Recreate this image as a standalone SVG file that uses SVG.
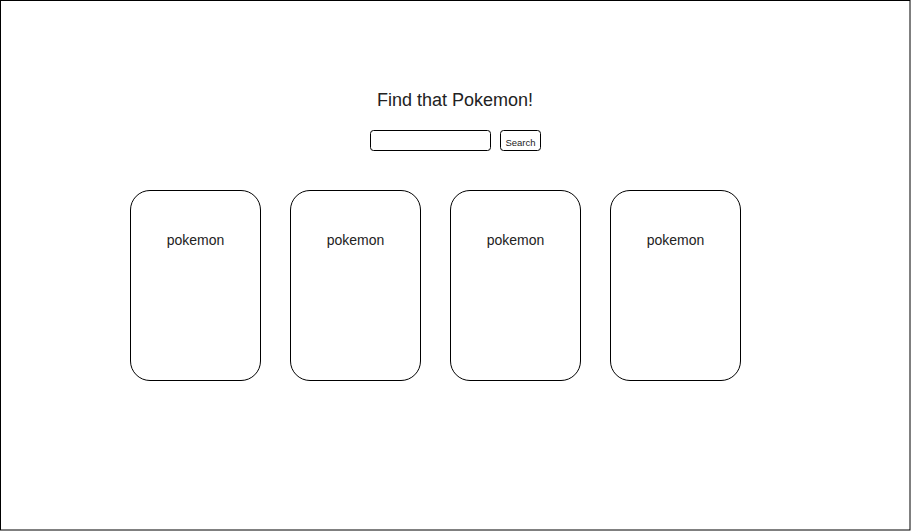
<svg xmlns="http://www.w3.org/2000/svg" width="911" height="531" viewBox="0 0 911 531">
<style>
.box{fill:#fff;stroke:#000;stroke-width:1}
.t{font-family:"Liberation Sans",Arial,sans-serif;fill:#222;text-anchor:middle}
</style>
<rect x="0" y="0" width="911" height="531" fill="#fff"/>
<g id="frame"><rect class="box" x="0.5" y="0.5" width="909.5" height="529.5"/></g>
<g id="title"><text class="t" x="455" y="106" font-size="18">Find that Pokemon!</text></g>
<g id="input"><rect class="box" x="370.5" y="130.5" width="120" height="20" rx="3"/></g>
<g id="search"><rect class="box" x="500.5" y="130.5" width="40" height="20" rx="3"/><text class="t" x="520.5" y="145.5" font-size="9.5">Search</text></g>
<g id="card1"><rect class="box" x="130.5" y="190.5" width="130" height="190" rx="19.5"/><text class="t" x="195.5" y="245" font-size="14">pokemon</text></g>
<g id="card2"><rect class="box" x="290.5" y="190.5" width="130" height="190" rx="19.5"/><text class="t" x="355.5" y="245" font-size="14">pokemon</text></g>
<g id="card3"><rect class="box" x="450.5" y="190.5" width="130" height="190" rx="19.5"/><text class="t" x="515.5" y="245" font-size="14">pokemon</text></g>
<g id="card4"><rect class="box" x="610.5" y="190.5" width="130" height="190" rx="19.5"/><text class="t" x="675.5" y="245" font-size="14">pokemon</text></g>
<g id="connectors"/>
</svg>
::::
Exercise description
Omit every picture while copying the listing above exactly.

Answer for this exercise
Recreate this image as a standalone SVG file that uses SVG.
<svg xmlns="http://www.w3.org/2000/svg" width="911" height="531" viewBox="0 0 911 531">
<style>
.box{fill:#fff;stroke:#000;stroke-width:1}
.t{font-family:"Liberation Sans",Arial,sans-serif;fill:#222;text-anchor:middle}
</style>
<rect x="0" y="0" width="911" height="531" fill="#fff"/>
<g id="frame"><rect class="box" x="0.5" y="0.5" width="909.5" height="529.5"/></g>
<g id="title"><text class="t" x="455" y="106" font-size="18">Find that Pokemon!</text></g>
<g id="input"><rect class="box" x="370.5" y="130.5" width="120" height="20" rx="3"/></g>
<g id="search"><rect class="box" x="500.5" y="130.5" width="40" height="20" rx="3"/><text class="t" x="520.5" y="145.5" font-size="9.5">Search</text></g>
<g id="card1"><rect class="box" x="130.5" y="190.5" width="130" height="190" rx="19.5"/><text class="t" x="195.5" y="245" font-size="14">pokemon</text></g>
<g id="card2"><rect class="box" x="290.5" y="190.5" width="130" height="190" rx="19.5"/><text class="t" x="355.5" y="245" font-size="14">pokemon</text></g>
<g id="card3"><rect class="box" x="450.5" y="190.5" width="130" height="190" rx="19.5"/><text class="t" x="515.5" y="245" font-size="14">pokemon</text></g>
<g id="card4"><rect class="box" x="610.5" y="190.5" width="130" height="190" rx="19.5"/><text class="t" x="675.5" y="245" font-size="14">pokemon</text></g>
<g id="connectors"/>
</svg>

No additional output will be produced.